The Civic Society’s summer outing was to the Wiltshire Museum – the newly adopted name of what for some years had been the Wiltshire Heritage Museum and for many years more generally known as the Devizes Museum. The new name was intended to stress the Museum’s county-wide role as part of a learned society founded in 1853 (the Wiltshire Archaeological and Natural History Society), without in any way belittling the Museum’s younger sister museum, the free-standing Salisbury and South Wiltshire Museum, founded in 1860.
When I was Chairman of the Trustees for the Museum for three years I kept trying to undermine the general strange view of geography long held in Corsham, that London was much closer to Corsham than Devizes was. None of the 30-odd intrepid travellers from Corsham who made their way to Devizes on the 26th June had been to the Museum before. They were very impressed by it.
The party was addressed by David Dawson, the enthusiastic Director of the Museum (who had given a lecture to the Society at the Pound a few weeks before), and were shown around the impressive new Prehistoric Gallery, recently completely redesigned quite magnificently. The Museum proclaims that it has the best Bronze Age exhibit in the country, better even than the British Museum. The way they are laid out is quite outstanding.

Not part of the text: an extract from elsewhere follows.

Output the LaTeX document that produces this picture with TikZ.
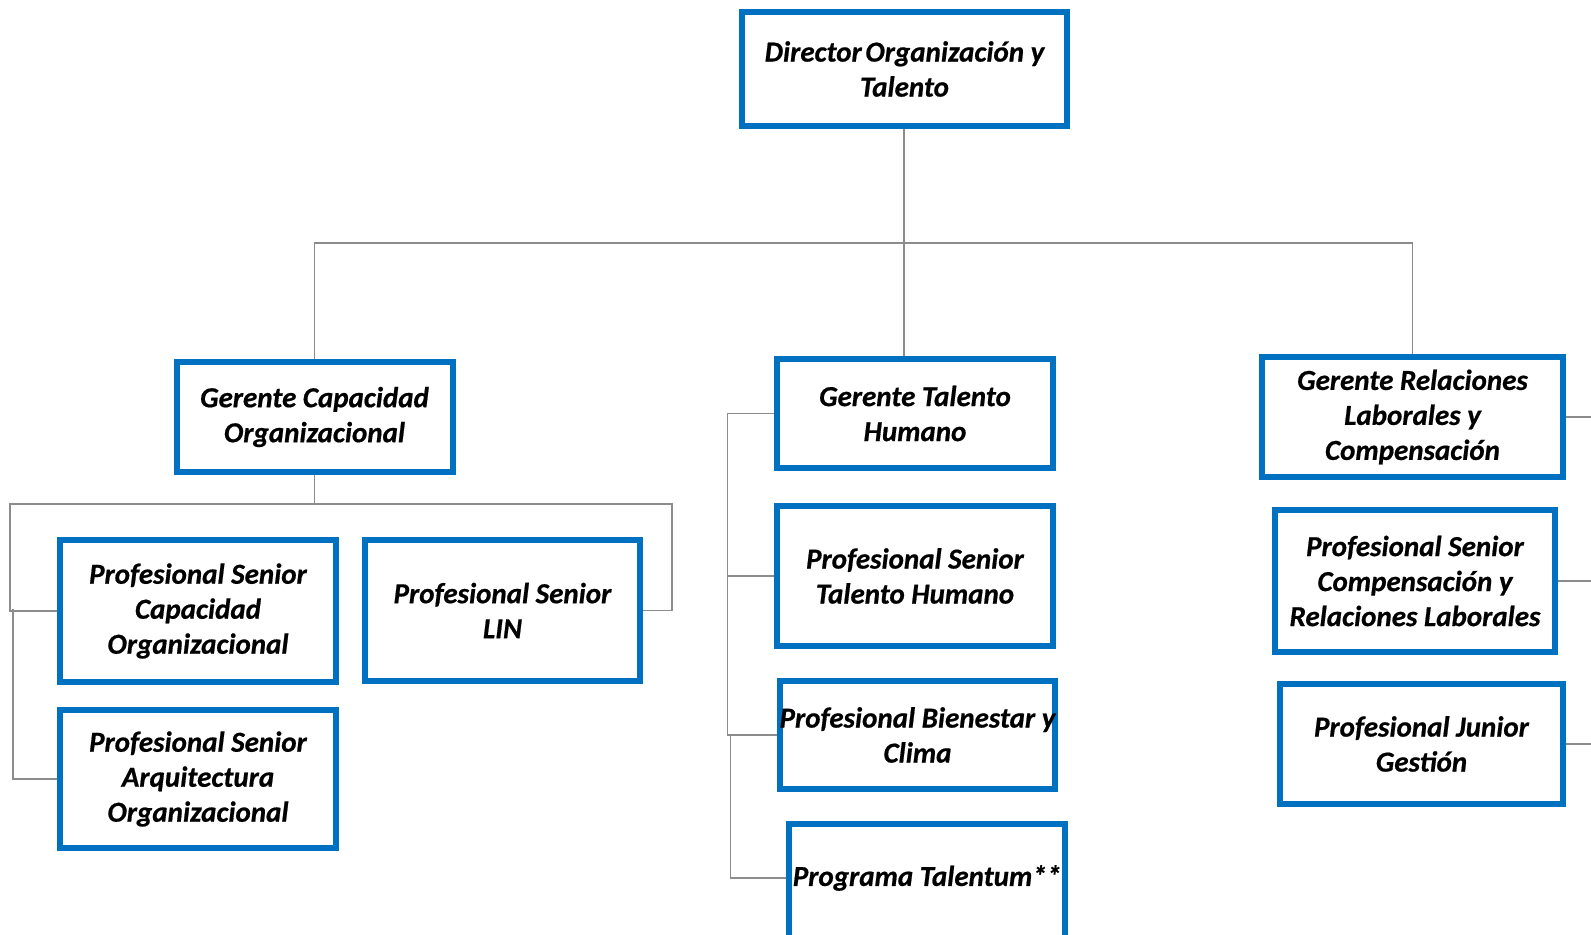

It is a remarkable fact about Corsham that we are in the centre of a triangle of excellent museums – the town museums in Trowbridge and Chippenham and the county museum in Devizes. The two town museums are well funded by their respective town councils; the philistine Wiltshire Council provides a mere £35,000 a year for the county museum. In 2014 our summer outing was to the Trowbridge Museum, and on the 24th June 2016 we shall complete our triangulation by visiting Chippenham Museum.
Devizes Castle
The March meeting of the Civic Society was privileged to listen to a very interesting lecture by Tim Tatton-Brown, FSA, the distinguished archaeologist and architectural historian, well known for his writings on various cathedrals and castles, particularly Canterbury and Windsor and Westminster. He brought his sharp and irreverent eye to bear upon the castle at Devizes.
It is well known that Devizes, like Salisbury, is a medieval ‘new town’, though originating in its castle rather than its cathedral. The castle built by Bishop Roger of Salisbury in the 1120s became a spectacular affair, one of the grandest castles in Europe, soon to play a crucial role in the civil war that involved Matilda, in residence there, the only Holy Roman Empress (by marriage) who aspired to be Queen of England (by inheritance).
The borough of Devizes grew up around the castle, its plan still determined by the dominating castle. The castle itself was demolished by the order of Cromwell in the 1640s. The present building is a Victorian recreation, presently owned by a mysterious lady alleged to be a Princess of Thailand.
No archaeology has ever been undertaken on this important site, neither the castle, its walls, nor its large park. Many aspects of the castle and indeed the town of Devizes remain unexplained. Tim Tatton-Brown discussed this all quite brilliantly.